Government rules require Health Service to charge destitute people

nhsA QARN member writes: A destitute asylum seekers came into our project today with an invoice from a hospital for outpatient attendances with a letter that says “the above account will be referred to our debt collecting agency if payment is not made within the next seven days. This is because of new government guidance issued sometime this year:

Guidance on implementing the overseas visitor hospital charging regulations 2015

www.gov.uk/government/uploads/system/uploads/attachment_data/file/418634/Implementing_overseas_charging_regulations_2015.pdf

Although ‘GPs have discretion to accept any person, including overseas visitors, to be either fully registered as a measure of an NHS patient, or as a temporary resident if they are to be in an area for between 24 hours and three months. No registration application can be refused on the grounds of race, gender, class, age, religion, sexual orientation, appearance, diversity or medical condition. In reality, this means that the practice’s discretion to refuse a patient is limited. There is no minimum period that a person needs to have been in the UK before a GP can register them. Furthermore, GPs have a duty to provide free of charge treatment which they consider to be immediately necessary or emergency, regardless of whether that person is an overseas visitor or registered with that practice.’
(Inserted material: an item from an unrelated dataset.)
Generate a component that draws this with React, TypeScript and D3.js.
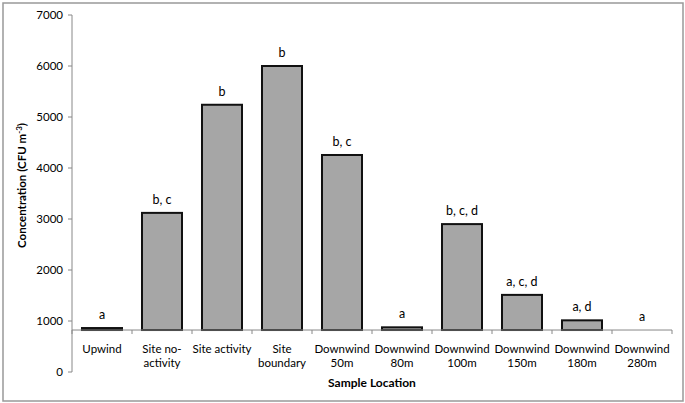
import React from "react";
import * as d3 from "d3";

const categories = [
  ["Upwind"],
  ["Site no-", "activity"],
  ["Site activity"],
  ["Site", "boundary"],
  ["Downwind", "50m"],
  ["Downwind", "80m"],
  ["Downwind", "100m"],
  ["Downwind", "150m"],
  ["Downwind", "180m"],
  ["Downwind", "280m"],
];
const values = [862, 3120, 5240, 6000, 4255, 876, 2900, 1512, 1013, 823];
const letters = ["a", "b, c", "b", "b", "b, c", "a", "b, c, d", "a, c, d", "a, d", "a"];
const yTicks = [0, 1000, 2000, 3000, 4000, 5000, 6000, 7000];
const baseline = 823;

const W = 685;
const H = 403;
const FONT = "Lato, 'Open Sans', sans-serif";

export default function App() {
  const left = 72;
  const right = 672;
  const top = 15;
  const bottom = 372;
  const y = d3.scaleLinear().domain([0, 7000]).range([bottom, top]);
  const x = d3
    .scaleBand<number>()
    .domain(categories.map((_, i) => i))
    .range([left, right])
    .paddingInner(1 / 3)
    .paddingOuter(1 / 6);
  const step = x.step();
  const yAxis = y(baseline);

  return (
    <svg
      width={W}
      height={H}
      style={{ position: "absolute", left: 0, top: 0 }}
      fontFamily={FONT}
    >
      <rect x={0} y={0} width={W} height={H} fill="#fff" />
      <rect x={3} y={3} width={680} height={398} fill="none" stroke="#999" strokeWidth={1.5} />

      {/* y axis */}
      <line x1={left} x2={left} y1={top} y2={bottom} stroke="#888" strokeWidth={1} />
      {yTicks.map((t) => (
        <g key={t}>
          <line x1={left - 4} x2={left} y1={y(t)} y2={y(t)} stroke="#888" />
          <text x={left - 9} y={y(t)} dy="0.35em" textAnchor="end" fontSize={11.5} fill="#000">
            {t}
          </text>
        </g>
      ))}
      <text
        transform={`translate(26,${(top + bottom) / 2 - 8}) rotate(-90)`}
        textAnchor="middle"
        fontSize={11.5}
        fontWeight="bold"
        fill="#000"
      >
        Concentration (CFU m
        <tspan dy={-4} fontSize={8}>-3</tspan>
        <tspan dy={4}>)</tspan>
      </text>

      {/* bars */}
      {values.map((v, i) => (
        <rect
          key={i}
          x={x(i)!}
          y={y(v)}
          width={x.bandwidth()}
          height={Math.max(0, yAxis - y(v))}
          fill="#a6a6a6"
          stroke="#111"
          strokeWidth={2}
        />
      ))}

      {/* x axis */}
      <line x1={left} x2={right} y1={yAxis} y2={yAxis} stroke="#888" />
      {d3.range(categories.length + 1).map((i) => (
        <line
          key={i}
          x1={left + i * step}
          x2={left + i * step}
          y1={yAxis}
          y2={yAxis + 4}
          stroke="#888"
        />
      ))}

      {/* letters */}
      {values.map((v, i) => (
        <text
          key={i}
          x={x(i)! + x.bandwidth() / 2}
          y={y(v) - 9}
          textAnchor="middle"
          fontSize={12.5}
          fill="#000"
        >
          {letters[i]}
        </text>
      ))}

      {/* category labels */}
      {categories.map((lines, i) => (
        <text
          key={i}
          x={x(i)! + x.bandwidth() / 2}
          y={353}
          textAnchor="middle"
          fontSize={11.5}
          fill="#000"
        >
          {lines.map((l, j) => (
            <tspan key={j} x={x(i)! + x.bandwidth() / 2} dy={j === 0 ? 0 : 14}>
              {l}
            </tspan>
          ))}
        </text>
      ))}

      <text x={372} y={387} textAnchor="middle" fontSize={12} fontWeight="bold" fill="#000">
        Sample Location
      </text>
    </svg>
  );
}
However  these Hospital Charging Regulations  now  place a legal obligation on NHS trusts, NHS foundation trusts and Local Authorities in the exercise of public health functions in England, to establish whether a person is an overseas visitor to whom charges apply, or whether they are exempt from charges. When charges apply, a relevant NHS body must make and recover charges from the person liable to pay for the NHS services provided to the overseas visitor. This would seem to apply even to destitute asylum seekers, even though those trying to recover the money are aware that there is little or no chance to recover the charges and in fact, they are likely to incur additional administrative and legal costs.